The inquest has sounded, giving birth to a ‘’tantrum’’, leading to uncompromising viewpoints. It has shaken the foundations of an institution, the dagger has crossed its ends, leaving no sharp edges and the nation has kept silent, waiting to hear from the front liners.
Investigative journalist Anas Aremeyaw Anas, has taken a bite again. This time, the dealers of the arena, the Ghana Football Association (GFA) are the target of the inquest. The action has led to a public discourse.
Ghana, a beautiful Nation with hospitable people, the only place where peace can be enjoyed with an incalculable measure, is put in the eyes of the world but not for its peace.
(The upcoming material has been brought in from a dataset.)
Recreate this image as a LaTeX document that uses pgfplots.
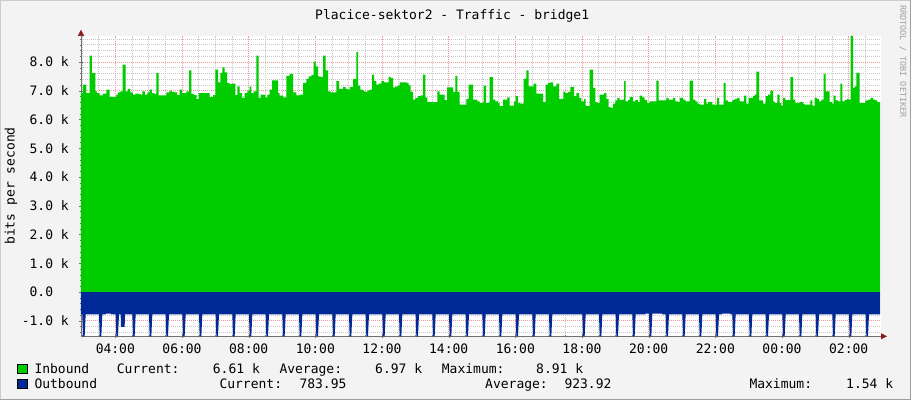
\documentclass[border=0pt]{standalone}
\usepackage{fontspec}
\setmainfont{DejaVu Sans Mono}
\usepackage{pgfplots}
\pgfplotsset{compat=1.18}
\usetikzlibrary{arrows.meta}

\definecolor{rrdbg}{HTML}{F3F3F3}
\definecolor{inbound}{HTML}{00CC00}
\definecolor{outbound}{HTML}{002A97}
\definecolor{gridminor}{HTML}{C8C8C8}
\definecolor{gridmajor}{HTML}{F29898}
\definecolor{axisgray}{HTML}{707070}
\definecolor{arrowred}{HTML}{8B1A1A}
\definecolor{wmark}{HTML}{A0A0A0}

\newcommand\rrdfont{\fontsize{13}{15}\selectfont}

\begin{document}
\begin{tikzpicture}[x=1pt,y=1pt]
\useasboundingbox (0,0) rectangle (911,400);
\fill[rrdbg] (0,0) rectangle (911,400);
\draw[line width=1pt,color=gray!40] (0.5,0) -- (0.5,399.5) -- (911,399.5);
\draw[line width=1.5pt,color=gray!75] (0,0.75) -- (910.25,0.75) -- (910.25,400);

\begin{axis}[
    at={(81pt,63.7pt)}, anchor=south west,
    scale only axis, width=800pt, height=300.5pt,
    xmin=2.97, xmax=26.97, ymin=-1.54, ymax=8.91,
    axis background/.style={fill=white},
    axis x line=bottom, axis y line=left,
    x axis line style={draw=axisgray, shorten >=-6pt, -{Triangle[length=6pt,width=6pt,color=arrowred]}},
    y axis line style={draw=axisgray, shorten >=-6pt, -{Triangle[length=6pt,width=6pt,color=arrowred]}},
    xtick={4,6,...,26},
    xticklabels={04:00,06:00,08:00,10:00,12:00,14:00,16:00,18:00,20:00,22:00,00:00,02:00},
    minor xtick={3,3.5,...,26.5},
    ytick={-1,0,1,2,3,4,5,6,7,8},
    yticklabels={-1.0 k,0.0\hphantom{kk},1.0 k,2.0 k,3.0 k,4.0 k,5.0 k,6.0 k,7.0 k,8.0 k},
    minor ytick={-1.4,-1.2,...,8.81},
    tick label style={font=\rrdfont, inner sep=0pt},
    xticklabel style={anchor=north, yshift=-5.4pt},
    yticklabel style={anchor=east, xshift=-10pt},
    tick style={draw=axisgray},
    major tick length=4pt, minor tick length=2pt, tick align=center,
    grid=both,
    minor grid style={draw=gridminor, line width=0.6pt, dash pattern=on 1pt off 1pt},
    major grid style={draw=gridmajor, line width=0.6pt, dash pattern=on 1pt off 1pt},
    clip=true,
]

% Inbound, k bits per second, 5-minute samples (value held to next sample)
\addplot[const plot mark left, draw=none, fill=inbound] coordinates {
(2.97,0) (2.97,6.92) (3.03,7.21) (3.13,6.92) (3.23,8.22) (3.30,7.61) (3.40,6.98) (3.45,6.92)
(3.53,6.84) (3.63,6.90) (3.73,7.04) (3.83,6.79) (4.03,6.86) (4.08,6.94) (4.15,6.98) (4.22,7.91)
(4.31,6.98) (4.38,7.06) (4.45,6.94) (4.53,6.86) (4.60,6.90) (4.68,6.89) (4.75,6.86) (4.81,6.98)
(4.89,6.86) (4.96,6.94) (5.03,7.04) (5.10,6.92) (5.16,6.90) (5.23,7.62) (5.30,6.84) (5.53,6.94)
(5.63,7.00) (5.70,6.96) (5.78,6.94) (5.85,6.85) (5.93,7.04) (6.00,6.92) (6.13,6.98) (6.21,7.71)
(6.28,6.89) (6.36,6.85) (6.44,6.71) (6.50,6.92) (6.83,6.78) (6.93,6.85) (7.00,7.73) (7.08,7.29)
(7.15,7.62) (7.21,7.81) (7.28,7.64) (7.35,7.27) (7.43,7.23) (7.50,7.25) (7.60,6.85) (7.66,7.15)
(7.73,6.92) (7.80,6.75) (7.88,6.92) (7.96,7.00) (8.03,7.15) (8.08,6.92) (8.15,6.98) (8.23,8.22)
(8.30,6.75) (8.36,6.86) (8.50,6.77) (8.56,6.86) (8.63,7.04) (8.70,7.36) (8.88,6.92) (8.93,6.83)
(9.03,6.77) (9.13,7.52) (9.23,7.59) (9.33,6.94) (9.43,6.84) (9.53,6.86) (9.63,7.27) (9.73,7.41)
(9.80,7.50) (9.88,7.54) (9.95,8.01) (10.01,7.85) (10.08,7.50) (10.15,7.48) (10.23,8.22) (10.31,7.71)
(10.38,6.98) (10.45,6.94) (10.63,7.33) (10.71,7.06) (10.83,7.13) (10.91,7.06) (10.98,7.04) (11.03,7.13)
(11.13,7.41) (11.23,8.34) (11.28,7.18) (11.35,7.04) (11.43,6.99) (11.48,6.96) (11.56,7.01) (11.63,7.04)
(11.70,7.56) (11.76,7.33) (11.83,7.21) (11.90,7.25) (11.98,7.33) (12.06,7.29) (12.20,7.48) (12.26,7.45)
(12.33,7.12) (12.40,7.15) (12.48,7.18) (12.53,7.29) (12.73,7.27) (12.80,7.19) (12.86,6.97) (12.93,6.69)
(13.00,6.75) (13.08,6.81) (13.16,6.84) (13.23,7.56) (13.30,6.77) (13.36,6.60) (13.66,6.98) (13.73,6.86)
(13.88,6.67) (13.95,7.12) (14.13,6.96) (14.20,7.52) (14.26,6.96) (14.33,6.52) (14.53,6.72) (14.60,7.21)
(14.73,6.69) (14.86,6.63) (14.93,6.57) (15.00,6.59) (15.05,7.18) (15.12,6.57) (15.18,6.59) (15.23,7.47)
(15.33,6.69) (15.40,6.63) (15.48,6.57) (15.53,6.46) (15.63,6.69) (15.76,6.77) (15.83,6.48) (15.96,6.63)
(16.01,6.81) (16.08,6.57) (16.15,6.55) (16.25,7.42) (16.33,7.71) (16.40,7.15) (16.55,7.25) (16.63,6.90)
(16.83,6.60) (16.91,7.21) (16.98,7.27) (17.05,7.29) (17.13,7.15) (17.23,7.25) (17.31,6.72) (17.44,6.97)
(17.50,6.92) (17.58,6.96) (17.65,7.13) (17.76,6.81) (17.83,6.92) (17.91,6.75) (17.98,6.63) (18.06,6.71)
(18.11,6.48) (18.16,6.46) (18.23,7.73) (18.33,7.10) (18.40,6.60) (18.46,6.57) (18.53,6.86) (18.66,6.92)
(18.73,6.71) (18.80,6.43) (18.86,6.40) (18.93,6.55) (19.00,6.66) (19.06,6.75) (19.13,6.67) (19.20,6.69)
(19.26,7.33) (19.31,6.63) (19.38,6.67) (19.43,6.78) (19.53,6.63) (19.60,6.67) (19.68,6.60) (19.73,6.83)
(19.81,6.77) (19.88,6.67) (19.95,6.57) (20.03,6.63) (20.23,7.35) (20.30,6.66) (20.53,6.75) (20.60,6.69)
(20.73,6.75) (20.80,6.63) (20.88,6.60) (20.93,6.75) (21.03,6.69) (21.10,6.63) (21.23,7.35) (21.33,6.69)
(21.40,6.63) (21.46,6.55) (21.53,6.52) (21.66,6.71) (21.73,6.55) (21.78,6.60) (21.91,6.52) (22.05,6.75)
(22.11,6.52) (22.25,7.27) (22.31,6.66) (22.38,6.60) (22.51,6.67) (22.58,6.72) (22.66,6.75) (22.73,6.63)
(22.86,6.83) (22.93,6.55) (23.00,6.75) (23.13,6.81) (23.18,6.86) (23.23,7.66) (23.31,6.66) (23.43,6.55)
(23.51,6.81) (23.58,6.86) (23.65,7.00) (23.73,6.63) (23.78,6.57) (23.86,6.86) (23.93,6.57) (23.98,6.48)
(24.03,6.75) (24.10,6.67) (24.25,7.47) (24.33,6.69) (24.40,6.57) (24.53,6.60) (24.63,6.55) (24.68,6.52)
(24.85,6.66) (24.91,6.48) (24.98,6.75) (25.05,6.71) (25.11,6.63) (25.18,6.69) (25.25,7.59) (25.31,6.98)
(25.43,6.60) (25.50,6.55) (25.55,6.83) (25.61,6.66) (25.68,6.63) (25.75,7.25) (25.81,6.63) (25.88,6.67)
(25.95,6.72) (26.00,6.69) (26.06,8.91) (26.13,7.10) (26.18,7.15) (26.23,7.62) (26.33,6.57) (26.50,6.66)
(26.58,6.69) (26.66,6.75) (26.73,6.69) (26.80,6.66) (26.86,6.60) (26.94,6.60) (26.94,0)
};

% Outbound, drawn below zero, with its half-hourly peaks
\addplot[sharp plot, draw=none, fill=outbound] coordinates {
(2.97,0) (2.97,-0.78)
(3.01,-0.78) (3.03,-1.54) (3.08,-1.54) (3.11,-0.78)
(3.51,-0.78) (3.53,-1.54) (3.58,-1.54) (3.61,-0.78)
(3.72,-0.78) (3.72,-0.75) (3.87,-0.75) (3.87,-0.78)
(4.01,-0.78) (4.03,-1.54) (4.08,-1.54) (4.11,-0.78)
(4.16,-0.78) (4.17,-1.21) (4.28,-1.21) (4.29,-0.78)
(4.51,-0.78) (4.53,-1.54) (4.58,-1.54) (4.61,-0.78)
(5.01,-0.78) (5.03,-1.54) (5.08,-1.54) (5.11,-0.78)
(5.51,-0.78) (5.53,-1.54) (5.58,-1.54) (5.61,-0.78)
(6.01,-0.78) (6.03,-1.54) (6.08,-1.54) (6.11,-0.78)
(6.51,-0.78) (6.53,-1.54) (6.58,-1.54) (6.61,-0.78)
(7.01,-0.78) (7.03,-1.54) (7.08,-1.54) (7.11,-0.78)
(7.51,-0.78) (7.53,-1.54) (7.58,-1.54) (7.61,-0.78)
(8.01,-0.78) (8.03,-1.54) (8.08,-1.54) (8.11,-0.78)
(8.51,-0.78) (8.53,-1.54) (8.58,-1.54) (8.61,-0.78)
(9.01,-0.78) (9.03,-1.54) (9.08,-1.54) (9.11,-0.78)
(9.51,-0.78) (9.53,-1.54) (9.58,-1.54) (9.61,-0.78)
(10.01,-0.78) (10.03,-1.54) (10.08,-1.54) (10.11,-0.78)
(10.51,-0.78) (10.53,-1.54) (10.58,-1.54) (10.61,-0.78)
(11.01,-0.78) (11.03,-1.54) (11.08,-1.54) (11.11,-0.78)
(11.51,-0.78) (11.53,-1.54) (11.58,-1.54) (11.61,-0.78)
(12.01,-0.78) (12.03,-1.54) (12.08,-1.54) (12.11,-0.78)
(12.51,-0.78) (12.53,-1.54) (12.58,-1.54) (12.61,-0.78)
(13.01,-0.78) (13.03,-1.54) (13.08,-1.54) (13.11,-0.78)
(13.51,-0.78) (13.53,-1.54) (13.58,-1.54) (13.61,-0.78)
(14.01,-0.78) (14.03,-1.54) (14.08,-1.54) (14.11,-0.78)
(14.51,-0.78) (14.53,-1.54) (14.58,-1.54) (14.61,-0.78)
(15.01,-0.78) (15.03,-1.54) (15.08,-1.54) (15.11,-0.78)
(15.51,-0.78) (15.53,-1.54) (15.58,-1.54) (15.61,-0.78)
(16.01,-0.78) (16.03,-1.54) (16.08,-1.54) (16.11,-0.78)
(16.51,-0.78) (16.53,-1.54) (16.58,-1.54) (16.61,-0.78)
(17.01,-0.78) (17.03,-1.54) (17.08,-1.54) (17.11,-0.78)
(18.01,-0.78) (18.03,-1.54) (18.08,-1.54) (18.11,-0.78)
(18.51,-0.78) (18.53,-1.54) (18.58,-1.54) (18.61,-0.78)
(19.01,-0.78) (19.03,-1.54) (19.08,-1.54) (19.11,-0.78)
(19.51,-0.78) (19.53,-1.54) (19.58,-1.54) (19.61,-0.78)
(19.90,-0.78) (19.90,-0.75) (20.01,-0.75) (20.03,-1.54) (20.08,-1.54) (20.11,-0.75) (20.40,-0.75) (20.40,-0.78)
(20.51,-0.78) (20.53,-1.54) (20.58,-1.54) (20.61,-0.78)
(21.01,-0.78) (21.03,-1.54) (21.08,-1.54) (21.11,-0.78)
(21.51,-0.78) (21.53,-1.54) (21.58,-1.54) (21.61,-0.78)
(22.01,-0.78) (22.03,-1.54) (22.08,-1.54) (22.11,-0.78)
(22.20,-0.78) (22.20,-0.75) (22.45,-0.75) (22.45,-0.78)
(22.51,-0.78) (22.53,-1.54) (22.58,-1.54) (22.61,-0.78)
(23.01,-0.78) (23.03,-1.54) (23.08,-1.54) (23.11,-0.78)
(23.51,-0.78) (23.53,-1.54) (23.58,-1.54) (23.61,-0.78)
(24.01,-0.78) (24.03,-1.54) (24.08,-1.54) (24.11,-0.78)
(24.51,-0.78) (24.53,-1.54) (24.58,-1.54) (24.61,-0.78)
(25.01,-0.78) (25.03,-1.54) (25.08,-1.54) (25.11,-0.78)
(25.51,-0.78) (25.53,-1.54) (25.58,-1.54) (25.61,-0.78)
(26.01,-0.78) (26.03,-1.54) (26.08,-1.54) (26.11,-0.78)
(26.51,-0.78) (26.53,-1.54) (26.58,-1.54) (26.61,-0.78)
(26.94,-0.78) (26.94,0)
};
\end{axis}

% title, axis label, watermark
\node[anchor=base west, inner sep=0pt, font=\rrdfont] at (315,380.7) {Placice-sektor2 - Traffic - bridge1};
\node[rotate=90, inner sep=0pt, font=\rrdfont] at (11,214) {bits per second};
\node[rotate=-90, anchor=west, inner sep=0pt, text=wmark, font=\fontsize{8.5}{10}\selectfont] at (903,395) {RRDTOOL / TOBI OETIKER};

% legend
\filldraw[fill=inbound, draw=black, line width=0.8pt] (17.5,26.7) rectangle (27.5,36);
\filldraw[fill=outbound, draw=black, line width=0.8pt] (17.5,11.3) rectangle (27.5,20.7);
\begin{scope}[every node/.style={anchor=base west, inner sep=0pt, font=\rrdfont}]
\node at (34.3,26.7) {Inbound};
\node at (116.7,26.7) {Current:};
\node at (212.7,26.7) {6.61 k};
\node at (279.3,26.7) {Average:};
\node at (375,26.7) {6.97 k};
\node at (441.7,26.7) {Maximum:};
\node at (536,26.7) {8.91 k};
\node at (34.3,11.3) {Outbound};
\node at (219.3,11.3) {Current:};
\node at (299.3,11.3) {783.95};
\node at (485,11.3) {Average:};
\node at (564.3,11.3) {923.92};
\node at (749.3,11.3) {Maximum:};
\node at (846,11.3) {1.54 k};
\end{scope}
\end{tikzpicture}
\end{document}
The news about Ghana this time is not how far we will be going in the World Cup 2018, no! It’s about an alleged scandal that has rocked the nation’s passion – football.
Many nations rise and fall; many individuals upsurge and tumble, many empires upswing and collapse, Hector of Troy fell, his brother Paris continued, Sepp Blatter the Swiss towed that line but Gianni Infantino, another, of the Swiss lineage took over the baton. Is it now the turn of the former GFA president, Kwesi Nyantakyi? Life still continues.
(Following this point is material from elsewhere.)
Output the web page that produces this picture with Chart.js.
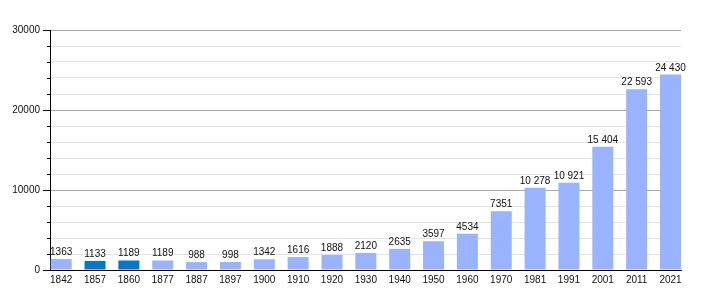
<!DOCTYPE html>
<html>
<head>
<meta charset="utf-8">
<script src="https://cdn.jsdelivr.net/npm/chart.js@4"></script>
<style>
  html, body { margin: 0; padding: 0; background: #fff; }
  #wrap { width: 710px; height: 300px; }
</style>
</head>
<body>
<div id="wrap"><canvas id="chart" width="710" height="300"></canvas></div>
<script>
// ── Data ──
const years = ['1842', '1857', '1860', '1877', '1887', '1897', '1900', '1910', '1920', '1930',
               '1940', '1950', '1960', '1970', '1981', '1991', '2001', '2011', '2021'];
const population = [1363, 1133, 1189, 1189, 988, 998, 1342, 1616, 1888, 2120,
                    2635, 3597, 4534, 7351, 10278, 10921, 15404, 22593, 24430];
const highlighted = ['1857', '1860'];
const yTicks = [0, 10000, 20000, 30000];

const FONT = { family: "'Liberation Sans', Arial, sans-serif", size: 10 };
const TEXT = '#111';
const fmtNum = v => v >= 10000 ? String(v).replace(/(\d)(?=(\d{3})+$)/g, '$1 ') : String(v);

// ── Value labels above bars ──
const valueLabels = {
    id: 'valueLabels',
    afterDatasetsDraw(chart) {
        const ctx = chart.ctx;
        const meta = chart.getDatasetMeta(0);
        ctx.save();
        ctx.font = `${FONT.size}px ${FONT.family}`;
        ctx.fillStyle = TEXT;
        ctx.textAlign = 'center';
        ctx.textBaseline = 'alphabetic';
        meta.data.forEach((bar, i) => ctx.fillText(fmtNum(population[i]), bar.x, bar.y - 4));
        ctx.restore();
    }
};

// ── Minor tick marks on the y axis ──
const minorTicks = {
    id: 'minorTicks',
    afterDraw(chart) {
        const y = chart.scales.y, ctx = chart.ctx;
        ctx.save();
        ctx.strokeStyle = '#000';
        ctx.lineWidth = 1;
        for (const t of y.ticks) {
            if (t.value % 10000 === 0) continue;
            const py = Math.round(y.getPixelForValue(t.value)) + 0.5;
            ctx.beginPath();
            ctx.moveTo(y.right - 3, py);
            ctx.lineTo(y.right, py);
            ctx.stroke();
        }
        ctx.restore();
    }
};

new Chart(document.getElementById('chart'), {
    type: 'bar',
    data: {
        datasets: [{
            data: population.map((v, i) => ({ x: i, y: v })),
            backgroundColor: years.map(y => highlighted.includes(y) ? '#0079c8' : '#99b3ff'),
            barPercentage: 0.62,
            categoryPercentage: 1,
        }]
    },
    options: {
        responsive: false,
        animation: false,
        layout: { padding: { top: 30, right: 29, left: 0, bottom: 0 } },
        plugins: { legend: { display: false }, tooltip: { enabled: false } },
        scales: {
            x: {
                type: 'linear',
                offset: false,
                min: -0.33, max: 18.31,
                grid: { display: false, drawTicks: false },
                border: { display: true, color: '#000', width: 1 },
                ticks: {
                    color: TEXT, font: FONT, padding: 4, maxRotation: 0, autoSkip: false,
                    callback: v => years[v] ?? '',
                },
                afterBuildTicks: s => { s.ticks = years.map((_, i) => ({ value: i })); },
                afterFit: s => { s.height = 30; },
            },
            y: {
                min: 0, max: 30000,
                grid: {
                    color: c => c.tick.value % 10000 === 0 ? '#aaaaaa' : '#e2e2e2',
                    tickColor: c => c.tick.value % 10000 === 0 ? '#000' : 'rgba(0,0,0,0)',
                    tickLength: 7,
                },
                border: { display: true, color: '#000', width: 1 },
                ticks: {
                    stepSize: 2000,
                    color: TEXT, font: FONT, padding: 3,
                    callback: v => yTicks.includes(v) ? String(v) : '',
                },
                afterFit: s => { s.width = 50; },
            }
        }
    },
    plugins: [valueLabels, minorTicks]
});
</script>
</body>
</html>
The former President rose through the heights becoming the GFA president in 2005; under his presidency, Ghana qualified for the 2006 FIFA World Cup, the country’s first World Cup qualification. Ghana again qualified for the 2010 South Africa World Cup and Brazil 2014. His tenure of office saw the Ghana U-20 football team also winning Africa’s first and only U-20 World Cup in 2009.
In 2011, West Africa Football Union president, Amos Adamu, was suspended by FIFA and Kwesi Nyantakyi was made the interim President of WAFU until the union conducted its election on May 31, 2011, seeing Nyantakyi climbing to the WAFU Presidency.
In fact, Kwesi rose so fast to become a member of the FIFA Council and was supposed to be voting in the bidding of the World cup 2026. His rise to the apex of his career was admirable but all seem to have crumbled within minutes when an undercover journalist, Anas Aremeyaw revealed the other side of him to the world.
What does this tell the world? Olympus has fallen and it is time for reformation and a time to rebirth. We all owe a duty from the investigative journalist Anas’ work. Indeed, we owe it to restore the breakages and the cesspits of our game, locally and for that matter, continent.
We have a duty to refrain from actions that will mar our reputations and that of the country and subsequently jeopardize our game and passion.
We are crestfallen but we must learn from a country like Germany who was once divided along Eastern and Western lines and their reunification in 1990. Stories like that must give us confidence for a rebirth and help us stay alive and united.
While our football might not have headway right now, there is always confidence that for every fall, there will be a rise and we shall rise again just as it was in the case of divided Germany and many others who fell in the past.
In all, we must strive to build a proud Africa, a proud Ghana.